FUMAÇA MÁGICA 265

São Gonçalo dos Campos/BA.

 

JURACI DÓREA

HUGO CARVALHO*

 

Pedindo licença aos orixás, vou me atrever a falar de um arquiteto que, para mim, é o mais perfeito tradutor da estética sertaneja. Não vou tratar de seus livros, suas instalações e achados visuais ligados ao couro; não irei também dizer das suas pesquisas do linguajar nordestino, nem das suas palestras, andanças e presenças em mostras de pinturas, daqui e de além-mar.

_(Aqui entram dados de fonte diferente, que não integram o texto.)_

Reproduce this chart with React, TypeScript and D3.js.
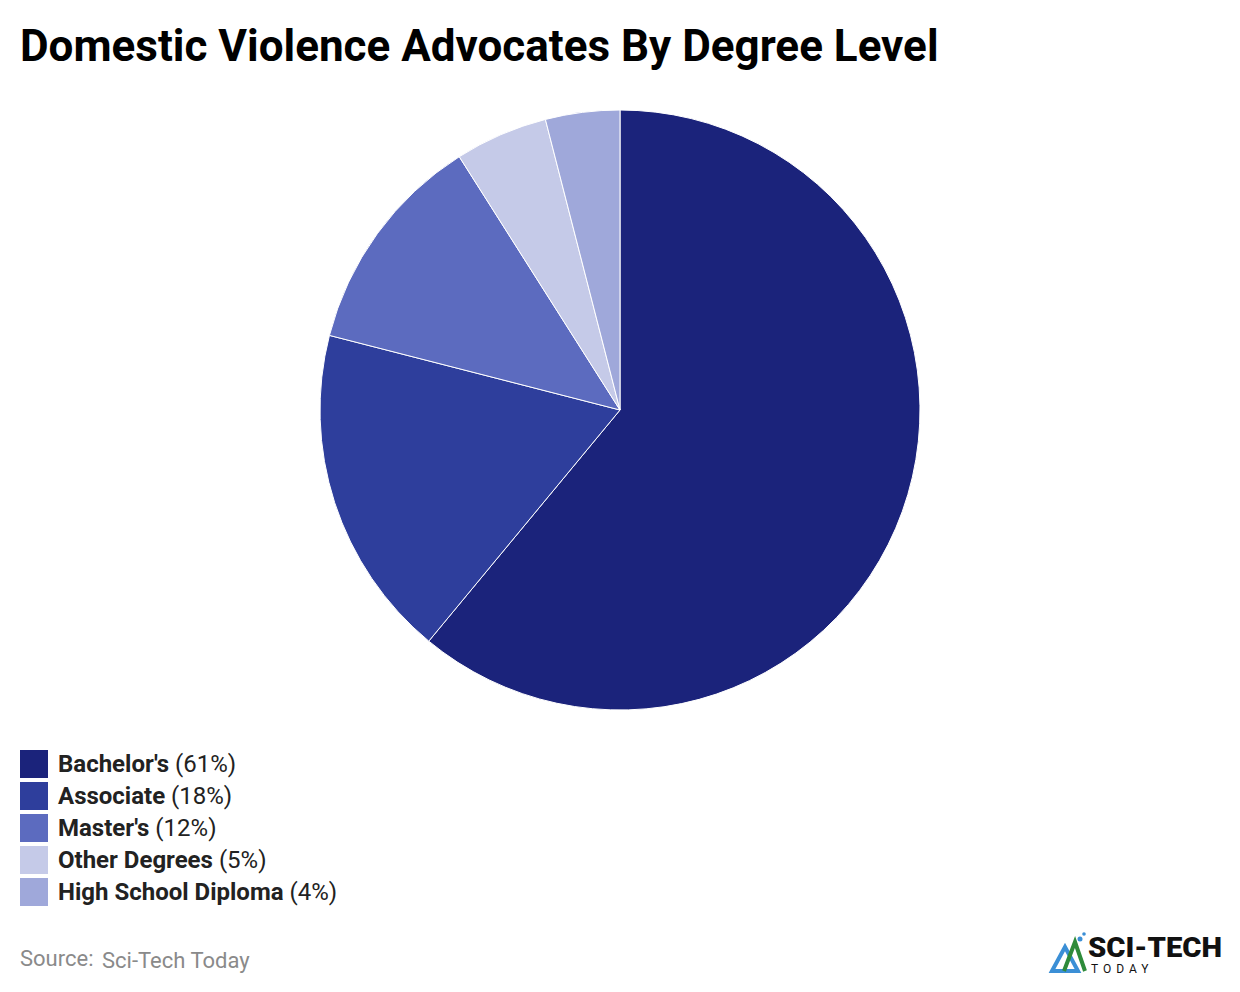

Adoro me postar à frente de seus quadros, placidamente fumando meu charuto. E é deles que vou falar. Dos quadros de um homem nascido na Feira de Santana, artista plástico inspirado, gente do interior da melhor cepa, que se converteu, por suas obras, numa referência da cultura popular regional, especialmente da literatura de cordel.

O que dito artista tem produzido não é para ser apreciado por qualquer um.

É preciso ter vivência nordestina, mesmo que breve.

Conhecer cajuí, macambira, juazeiro.

É preciso ter pisado em solo massapé, mesmo que pouco.

Conhecer caroá, favela, umbuzeiro.

É preciso ter lido livros de cordel, mesmo que um.

Conhecer xique-xique, mandacaru e jurema.

Coisas poucas, mas que revelam preparos e pendores para compartilhar a obra com o artista, alcançar o seu recado. É preciso ter a Alma Sertaneja da qual falei numa outra crônica.

É preciso que bandeirolas,

lua e estrelas,

corações entrelaçados,

mãos em preces para o alto,

candeeiros,

coração de mãe,

peixes lembrando fósseis,

caras de cangaceiros,

cobras e cabras da peste,

livrinhos de cordel,

cabeças de gado,

zig-zagueiem misturados,

como na velha feira da Feira de Santana,

formando o pano de fundo para o casal que, em cores, se abraça ou para o violeiro que, em preto e branco, dedilha o pinho.

As obras de meu amigo Juraci Dórea são assim. Retrato fiel do que há de mais puro das coisas do sertão.

E ao aprecia-las, desfrutando meu charuto, me deixo ficar, por tempo infindo, descobrindo renovados encantos e vendo a vida fazer sentido.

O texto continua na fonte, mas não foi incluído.